■ What the task requires: Leave the pictures out and write out exactly the lines from the top of the entries through the line containing "ax = fig.add_axes([left".

━━━ Given records

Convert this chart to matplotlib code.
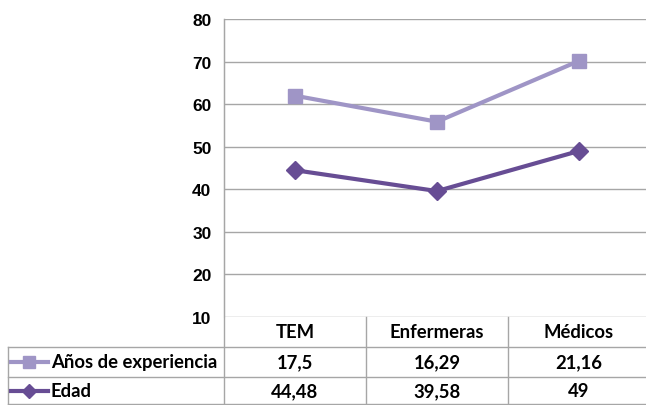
import matplotlib
matplotlib.use("Agg")
import matplotlib.pyplot as plt
import matplotlib.transforms as mtransforms
from matplotlib.lines import Line2D

categories = ["TEM", "Enfermeras", "Médicos"]
series_names = ["Años de experiencia", "Edad"]
edad = [44.48, 39.58, 49]
anos = [17.5, 16.29, 21.16]
edad_labels = ["44,48", "39,58", "49"]
anos_labels = ["17,5", "16,29", "21,16"]
yticks = [10, 20, 30, 40, 50, 60, 70, 80]

plt.rcParams['font.family'] = ['Lato', 'DejaVu Sans']

W, H = 646, 406
fig = plt.figure(figsize=(W / 100, H / 100), dpi=100)
left, right, top, bottom = 224, 650, 20, 318
ax = fig.add_axes([left / W, 1 - bottom / H, (right - left) / W, (bottom - top) / H])

c_light = "#9f95c6"
c_dark = "#674d94"
grid_c = "#a6a6a6"

x = list(range(len(categories)))
stacked = [e + a for e, a in zip(edad, anos)]
ax.plot(x, stacked, color=c_light, lw=3, marker="s", ms=10.5, zorder=3, clip_on=False)
ax.plot(x, edad, color=c_dark, lw=3, marker="D", ms=9.5, zorder=3, clip_on=False)

ax.set_xlim(-0.5, 2.5)
ax.set_ylim(10, 80)
ax.set_yticks(yticks)
ax.set_yticklabels([str(t) for t in yticks], fontsize=12.5, fontweight="bold",
                   family=["Liberation Sans", "DejaVu Sans"])
ax.set_xticks([])
ax.tick_params(axis="y", length=0, pad=9)
for t in yticks:
    ax.axhline(t, color=grid_c, lw=1, zorder=1)
for s in ["top", "right", "bottom"]:
    ax.spines[s].set_visible(False)
ax.spines["left"].set_color(grid_c)

def fx(px):
    return px / W
def fy(py):
    return 1 - py / H

def hline(y, x0, x1):
    fig.add_artist(Line2D([fx(x0), fx(x1)], [fy(y), fy(y)], color=grid_c, lw=1))
def vline(xp, y0, y1):
    fig.add_artist(Line2D([fx(xp), fx(xp)], [fy(y0), fy(y1)], color=grid_c, lw=1))

hline(348, 8, 650)
hline(378, 8, 650)
hline(405, 8, 650)
vline(8, 348, 405)
vline(224, 20, 405)
vline(366, 318, 405)
vline(508, 318, 405)

trans = mtransforms.blended_transform_factory(ax.transData, fig.transFigure)
fs = 13.3
for i, cat in enumerate(categories):
    fig.text(x[i], fy(333), cat, transform=trans, ha="center", va="center",
             fontsize=fs, fontweight="bold")
    fig.text(x[i], fy(363), anos_labels[i], transform=trans, ha="center", va="center",
             fontsize=fs, fontweight="bold")
    fig.text(x[i], fy(392), edad_labels[i], transform=trans, ha="center", va="center",
             fontsize=fs, fontweight="bold")

for yy, col, mk, ms, name in [(363, c_light, "s", 8, series_names[0]), (392, c_dark, "D", 7.5, series_names[1])]:
    fig.add_artist(Line2D([fx(11), fx(48)], [fy(yy), fy(yy)], color=col, lw=3))
    fig.add_artist(Line2D([fx(29)], [fy(yy)], color=col, marker=mk, ms=ms, lw=0))
    fig.text(fx(51), fy(yy), name, ha="left", va="center", fontsize=fs, fontweight="bold")

fig.savefig("out.png", dpi=100)
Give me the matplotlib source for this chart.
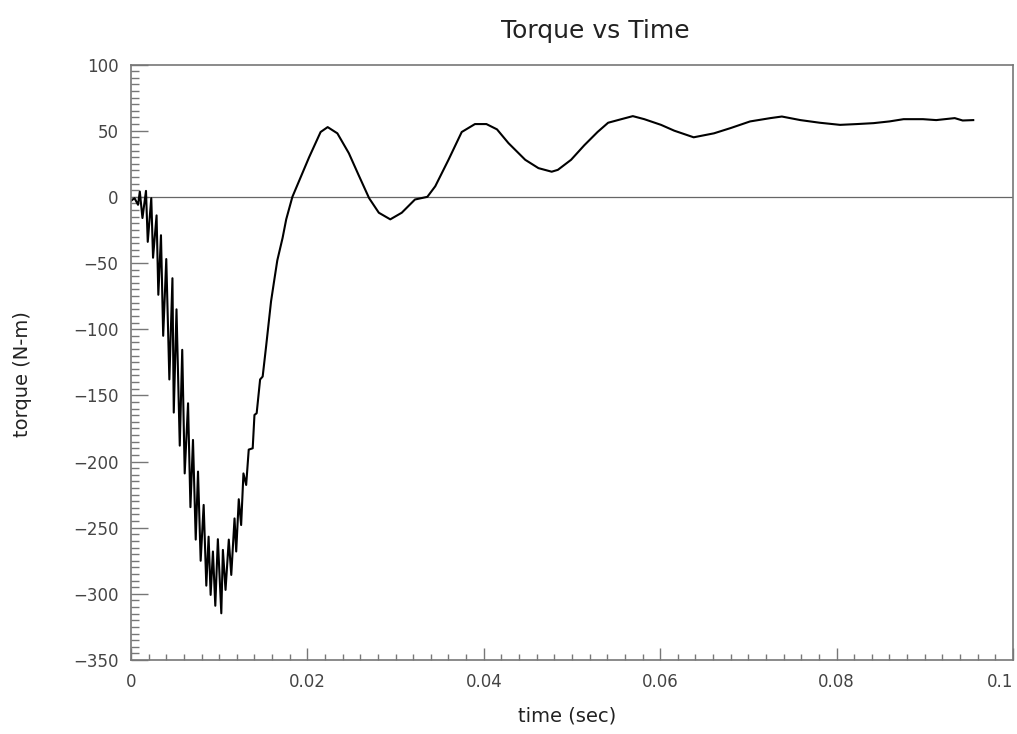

━━━━━━

■ Solution:
Convert this chart to matplotlib code.
import matplotlib
matplotlib.use("Agg")
import matplotlib.pyplot as plt
import matplotlib.transforms as mtransforms
from matplotlib.lines import Line2D

categories = ["TEM", "Enfermeras", "Médicos"]
series_names = ["Años de experiencia", "Edad"]
edad = [44.48, 39.58, 49]
anos = [17.5, 16.29, 21.16]
edad_labels = ["44,48", "39,58", "49"]
anos_labels = ["17,5", "16,29", "21,16"]
yticks = [10, 20, 30, 40, 50, 60, 70, 80]

plt.rcParams['font.family'] = ['Lato', 'DejaVu Sans']

W, H = 646, 406
fig = plt.figure(figsize=(W / 100, H / 100), dpi=100)
left, right, top, bottom = 224, 650, 20, 318
ax = fig.add_axes([left / W, 1 - bottom / H, (right - left) / W, (bottom - top) / H])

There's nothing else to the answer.